AVAILABLE DATA:
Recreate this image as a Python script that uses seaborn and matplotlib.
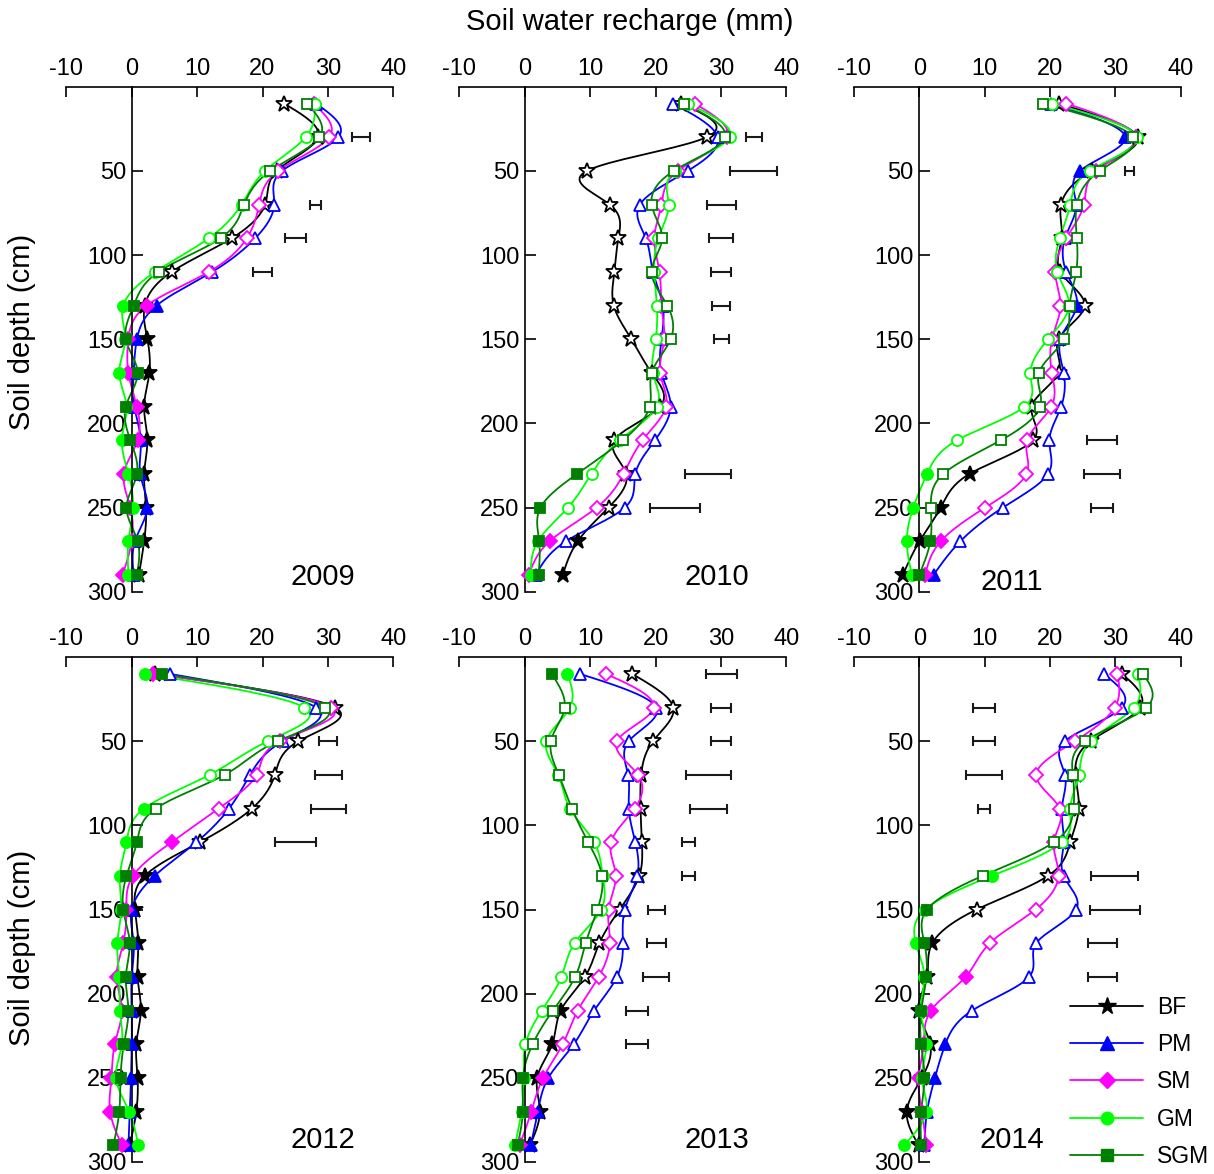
import numpy as np
import pandas as pd
import matplotlib
matplotlib.use("Agg")
import matplotlib.pyplot as plt
from matplotlib.lines import Line2D
import seaborn as sns

sns.set_theme(style="white")
plt.rcParams["font.family"] = ["Liberation Sans", "DejaVu Sans"]
plt.rcParams["text.color"] = "black"
plt.rcParams["axes.labelcolor"] = "black"
plt.rcParams["axes.unicode_minus"] = False

# ---------------- data ----------------
depths = [10, 30, 50, 70, 90, 110, 130, 150, 170, 190, 210, 230, 250, 270, 290]
years = [2009, 2010, 2011, 2012, 2013, 2014]
treatments = ["BF", "PM", "SM", "GM", "SGM"]
x_ticks = [-10, 0, 10, 20, 30, 40]
y_ticks = [50, 100, 150, 200, 250, 300]

recharge_2009 = {
    "BF":  [23.3, 28.5, 22.2, 20.4, 15.3, 6.1, 2.0, 2.4, 2.7, 1.9, 2.4, 1.9, 2.2, 1.9, 1.1],
    "PM":  [28.2, 31.6, 23.0, 21.8, 18.9, 12.3, 3.8, 0.8, 0.3, 0.4, 1.4, 1.3, 2.4, 0.5, 0.3],
    "SM":  [27.8, 30.2, 22.4, 19.5, 17.6, 11.8, 2.3, -0.5, -0.5, 0.8, 0.9, -1.2, -0.2, 0.0, -1.4],
    "GM":  [28.0, 26.6, 20.4, 16.8, 11.8, 3.6, -1.3, -1.0, -1.9, -0.8, -1.5, -0.5, 0.2, -0.5, -0.5],
    "SGM": [26.8, 28.7, 21.2, 17.2, 13.6, 4.1, 0.3, -0.9, 0.9, -0.9, -0.2, 0.8, -0.8, 0.9, 0.8],
}
recharge_2010 = {
    "BF":  [23.9, 27.8, 9.5, 13.0, 14.3, 13.7, 13.6, 16.3, 19.4, 20.7, 13.7, 15.5, 12.8, 8.1, 5.8],
    "PM":  [22.7, 29.5, 24.9, 17.6, 18.5, 19.6, 21.1, 20.9, 20.9, 22.3, 19.9, 16.9, 15.3, 6.3, 1.7],
    "SM":  [26.0, 30.9, 23.4, 20.9, 19.8, 20.6, 20.9, 21.3, 20.7, 21.6, 18.0, 15.1, 11.0, 3.8, 0.6],
    "GM":  [24.9, 31.3, 23.0, 22.0, 20.4, 19.8, 20.2, 20.0, 19.6, 20.2, 14.5, 10.2, 6.6, 2.0, 0.9],
    "SGM": [24.3, 30.6, 22.8, 19.4, 21.0, 19.4, 21.8, 22.3, 19.4, 19.1, 15.0, 8.0, 2.4, 2.2, 2.1],
}
recharge_2011 = {
    "BF":  [21.3, 33.4, 26.4, 21.7, 21.8, 21.6, 25.3, 21.3, 21.3, 17.2, 17.4, 7.7, 3.3, 0.05, -2.5],
    "PM":  [20.1, 31.5, 24.6, 24.0, 22.3, 22.5, 24.1, 21.6, 22.1, 21.7, 19.9, 19.7, 12.8, 6.3, 2.2],
    "SM":  [22.5, 33.1, 27.1, 25.2, 22.5, 20.8, 21.6, 20.3, 20.3, 20.2, 16.5, 16.4, 10.1, 3.3, 0.9],
    "GM":  [20.3, 33.3, 26.1, 23.1, 21.5, 21.1, 22.9, 19.7, 17.0, 16.1, 5.8, 1.2, -0.9, -1.9, -1.1],
    "SGM": [18.9, 32.7, 27.6, 24.1, 24.1, 24.0, 23.0, 22.2, 18.3, 18.5, 12.5, 3.7, 1.8, 1.7, 0.0],
}
recharge_2012 = {
    "BF":  [3.6, 31.1, 25.5, 21.9, 18.4, 10.4, 2.0, 0.5, 1.0, 0.9, 1.4, 0.7, 0.9, 0.7, -0.3],
    "PM":  [5.8, 28.2, 23.1, 18.1, 14.9, 9.9, 3.5, 0.0, 0.3, 0.0, 0.0, 0.0, -0.1, -0.3, -0.5],
    "SM":  [3.2, 30.5, 22.7, 19.1, 13.3, 6.1, 0.2, -0.8, -1.3, -2.3, -1.5, -2.6, -3.1, -3.3, -1.5],
    "GM":  [2.0, 26.4, 20.8, 11.9, 1.9, -0.8, -1.8, -1.6, -2.2, -1.9, -1.8, -1.5, -2.4, -0.4, 1.0],
    "SGM": [4.7, 29.6, 22.3, 14.2, 3.7, 0.8, -0.8, -1.3, -0.3, -0.9, -0.5, -1.2, -1.7, -1.9, -2.8],
}
recharge_2013 = {
    "BF":  [16.4, 22.7, 19.6, 17.8, 17.7, 17.9, 17.5, 14.5, 11.4, 9.2, 5.5, 4.2, 1.9, 2.3, 0.8],
    "PM":  [8.4, 20.1, 15.9, 15.8, 15.9, 16.9, 17.2, 15.3, 15.0, 14.1, 10.6, 7.5, 3.6, 2.0, 0.9],
    "SM":  [12.4, 19.7, 14.1, 17.3, 16.8, 13.2, 13.9, 12.8, 13.0, 11.3, 8.1, 5.8, 2.8, 1.0, -0.8],
    "GM":  [6.5, 6.9, 3.3, 5.1, 6.9, 10.6, 11.9, 11.7, 7.6, 5.6, 2.6, 0.1, -0.1, -0.5, -1.5],
    "SGM": [4.1, 6.1, 4.0, 5.2, 7.2, 9.7, 11.8, 11.1, 9.3, 7.7, 4.3, 1.2, -0.3, -0.3, -1.1],
}
recharge_2014 = {
    "BF":  [31.0, 33.8, 26.2, 23.9, 24.4, 23.1, 19.7, 8.8, 2.0, 1.2, -0.1, 1.7, 0.4, -1.9, -0.1],
    "PM":  [28.2, 31.0, 22.3, 22.3, 21.8, 22.1, 22.1, 24.0, 17.9, 16.8, 8.1, 4.0, 2.4, 1.2, 0.8],
    "SM":  [30.3, 29.9, 23.8, 17.9, 21.5, 20.6, 21.3, 17.8, 10.8, 7.1, 1.8, 0.7, -0.1, 0.4, 1.1],
    "GM":  [33.4, 32.8, 26.2, 24.4, 23.1, 21.8, 11.1, 0.9, -0.5, 0.8, 0.2, 1.1, 0.4, 1.1, -2.3],
    "SGM": [34.2, 34.7, 25.4, 23.5, 23.6, 20.6, 9.7, 1.2, 0.8, 1.1, 0.3, 0.3, 0.8, 0.3, 0.3],
}

# marker state per depth: o = open (significant), f = filled
state_2009 = {"BF": "oooooofffffffff", "PM": "oooooofffffffff", "SM": "oooooofffffffff",
              "GM": "oooooofffffffff", "SGM": "oooooofffffffff"}
state_2010 = {"BF": "oooooooooooooff", "PM": "oooooooooooooof", "SM": "oooooooooooooff",
              "GM": "oooooooooooooff", "SGM": "oooooooooooffff"}
state_2011 = {"BF": "oooooooooooffff", "PM": "offooofoooooooff"[:15], "SM": "oooooooooooooff",
              "GM": "oooooooooooffff", "SGM": "oooooooooooooff"}
state_2012 = {"BF": "fooooofffffffff", "PM": "oooooofffffffff", "SM": "fooooffffffffff",
              "GM": "foooffffffffff" + "f", "SGM": "fooooffffffffff"}
state_2013 = {"BF": "oooooooooooffff"[:10] + "fffff", "PM": "oooooooooooofff",
              "SM": "oooooooooooofff", "GM": "fooooooooooofff", "SGM": "fooooooooooofff"}
state_2014 = {"BF": "ooooooooffffffff"[:15], "PM": "ooooooooooofffff"[:15],
              "SM": "ooooooooofffffff"[:15], "GM": "ooooooffffffffff"[:15],
              "SGM": "oooooooffffffff"}

# LSD bars: depth, left end, right end
lsd_2009 = {"depth": [30, 70, 90, 110], "lo": [33.7, 27.2, 23.5, 18.5], "hi": [36.5, 29.0, 26.7, 21.5]}
lsd_2010 = {"depth": [30, 50, 70, 90, 110, 130, 150, 230, 250],
            "lo": [33.8, 31.4, 27.9, 28.2, 28.4, 28.7, 28.9, 24.5, 19.2],
            "hi": [36.2, 38.5, 32.3, 31.8, 31.6, 31.3, 31.2, 31.5, 26.8]}
lsd_2011 = {"depth": [50, 210, 230, 250], "lo": [31.5, 25.6, 25.2, 26.2], "hi": [32.8, 30.3, 30.7, 29.6]}
lsd_2012 = {"depth": [50, 70, 90, 110], "lo": [28.7, 28.1, 27.4, 21.9], "hi": [31.4, 32.1, 32.7, 28.2]}
lsd_2013 = {"depth": [10, 30, 50, 70, 90, 110, 130, 150, 170, 190, 210, 230],
            "lo": [27.7, 28.4, 28.4, 24.6, 25.3, 24.0, 24.0, 18.8, 18.7, 18.1, 15.4, 15.4],
            "hi": [32.4, 31.6, 31.6, 31.5, 30.9, 26.1, 26.1, 21.4, 21.6, 22.0, 18.8, 18.8]}
lsd_2014 = {"depth": [30, 50, 70, 90, 130, 150, 170, 190],
            "lo": [8.3, 8.3, 7.2, 9.0, 26.3, 26.1, 25.8, 25.8],
            "hi": [11.6, 11.6, 12.7, 10.9, 33.5, 33.7, 30.2, 30.2]}

# year label positions (data coords)
year_label_x = [29.2, 29.4, 14.1, 29.2, 29.4, 14.1]
year_label_depth = [291, 291, 294, 287, 287, 287]

recharge = dict(zip(years, [recharge_2009, recharge_2010, recharge_2011,
                            recharge_2012, recharge_2013, recharge_2014]))
states = dict(zip(years, [state_2009, state_2010, state_2011, state_2012, state_2013, state_2014]))
lsd = dict(zip(years, [lsd_2009, lsd_2010, lsd_2011, lsd_2012, lsd_2013, lsd_2014]))

rows = []
for yr in years:
    for t in treatments:
        for d, v, s in zip(depths, recharge[yr][t], states[yr][t]):
            rows.append({"year": yr, "treatment": t, "depth": d, "value": v, "open": s == "o"})
df = pd.DataFrame(rows)

# ---------------- styles ----------------
colors = {"BF": "#000000", "PM": "#0000FF", "SM": "#FF00FF", "GM": "#00FF00", "SGM": "#008000"}
markers = {"BF": "*", "PM": "^", "SM": "D", "GM": "o", "SGM": "s"}
msizes = {"BF": 12, "PM": 8.5, "SM": 7, "GM": 8, "SGM": 7.5}


def natural_spline(t, y, per=20):
    t = np.asarray(t, float)
    y = np.asarray(y, float)
    n = len(t)
    h = np.diff(t)
    A = np.zeros((n, n))
    b = np.zeros(n)
    A[0, 0] = A[-1, -1] = 1
    for i in range(1, n - 1):
        A[i, i - 1] = h[i - 1]
        A[i, i] = 2 * (h[i - 1] + h[i])
        A[i, i + 1] = h[i]
        b[i] = 6 * ((y[i + 1] - y[i]) / h[i] - (y[i] - y[i - 1]) / h[i - 1])
    M = np.linalg.solve(A, b)
    ts, ys = [], []
    for i in range(n - 1):
        s = np.linspace(t[i], t[i + 1], per, endpoint=(i == n - 2))
        a = (t[i + 1] - s) / h[i]
        c = (s - t[i]) / h[i]
        v = a * y[i] + c * y[i + 1] + ((a ** 3 - a) * M[i] + (c ** 3 - c) * M[i + 1]) * h[i] ** 2 / 6
        ts.append(s)
        ys.append(v)
    return np.concatenate(ts), np.concatenate(ys)


W, H = 1214, 1174
fig = plt.figure(figsize=(W / 100, H / 100), dpi=100)
lefts = [66.3, 459.4, 853.8]
tops = [86.7, 657.0]
ax_w, ax_h = 327.0, 505.0

TICK_FS = 17
for k, yr in enumerate(years):
    r, c = divmod(k, 3)
    ax = fig.add_axes([lefts[c] / W, 1 - (tops[r] + ax_h) / H, ax_w / W, ax_h / H])
    sub = df[df["year"] == yr]
    for t in treatments:
        st = sub[sub["treatment"] == t]
        tt, xx = natural_spline(st["depth"].values, st["value"].values)
        sns.lineplot(x=xx, y=tt, sort=False, estimator=None, color=colors[t],
                     linewidth=1.3, ax=ax, zorder=2)
        for is_open, g in st.groupby("open"):
            ax.plot(g["value"], g["depth"], ls="none", marker=markers[t], ms=msizes[t],
                    mec=colors[t], mew=1.3, mfc="white" if is_open else colors[t],
                    zorder=3, clip_on=False)
    L = lsd[yr]
    lo = np.array(L["lo"])
    hi = np.array(L["hi"])
    ax.errorbar((lo + hi) / 2, L["depth"], xerr=(hi - lo) / 2, fmt="none",
                ecolor="#1a1a1a", elinewidth=1.5, capsize=3.5, capthick=1.5, zorder=4)
    ax.text(year_label_x[k], year_label_depth[k], str(yr), ha="center", va="center",
            fontsize=21, color="black")

    ax.set_xlim(-10, 40)
    ax.set_ylim(300, 0)
    ax.set_xticks(x_ticks)
    ax.set_yticks(y_ticks)
    ax.set_xlabel("")
    ax.set_ylabel("")
    ax.set_facecolor("none")
    for sp in ["right", "bottom"]:
        ax.spines[sp].set_visible(False)
    ax.spines["left"].set_position(("data", 0))
    for sp in ["left", "top"]:
        ax.spines[sp].set_color("black")
        ax.spines[sp].set_linewidth(1.2)
    ax.xaxis.tick_top()
    ax.tick_params(axis="x", which="both", direction="in", length=7, width=1.2,
                   top=True, bottom=False, labeltop=True, labelbottom=False,
                   labelsize=TICK_FS, pad=5, colors="black")
    ax.tick_params(axis="y", which="both", direction="in", length=8, width=1.2,
                   left=True, right=False, labelsize=TICK_FS, pad=4, colors="black")

fig.text(630 / W, 1 - 22 / H, "Soil water recharge (mm)", ha="center", va="center",
         fontsize=21, color="black")
fig.text(22 / W, 1 - 332 / H, "Soil depth (cm)", ha="center", va="center", rotation=90,
         fontsize=21, color="black")
fig.text(22 / W, 1 - 948 / H, "Soil depth (cm)", ha="center", va="center", rotation=90,
         fontsize=21, color="black")

handles = [Line2D([0], [0], color=colors[t], marker=markers[t], ms=msizes[t] + 1,
                  mfc=colors[t], mec=colors[t], lw=1.3) for t in treatments]
leg = fig.legend(handles, treatments, loc="upper left", bbox_to_anchor=(1070 / W, 1 - 996 / H),
                 frameon=False, fontsize=16.5, handlelength=3.2, handletextpad=0.6,
                 labelspacing=0.62, borderpad=0, borderaxespad=0)
for txt in leg.get_texts():
    txt.set_color("black")

fig.savefig("out.png", dpi=100)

PROBLEM TO WORK ON:
Your task is to restate word for word the lines from the top of the data to the line containing "y_ticks = [50, 100, 150, 200, 250, 300]", both ends included, with every picture left out.

RESULT OF THE TASK:
Recreate this image as a Python script that uses seaborn and matplotlib.
import numpy as np
import pandas as pd
import matplotlib
matplotlib.use("Agg")
import matplotlib.pyplot as plt
from matplotlib.lines import Line2D
import seaborn as sns

sns.set_theme(style="white")
plt.rcParams["font.family"] = ["Liberation Sans", "DejaVu Sans"]
plt.rcParams["text.color"] = "black"
plt.rcParams["axes.labelcolor"] = "black"
plt.rcParams["axes.unicode_minus"] = False

# ---------------- data ----------------
depths = [10, 30, 50, 70, 90, 110, 130, 150, 170, 190, 210, 230, 250, 270, 290]
years = [2009, 2010, 2011, 2012, 2013, 2014]
treatments = ["BF", "PM", "SM", "GM", "SGM"]
x_ticks = [-10, 0, 10, 20, 30, 40]
y_ticks = [50, 100, 150, 200, 250, 300]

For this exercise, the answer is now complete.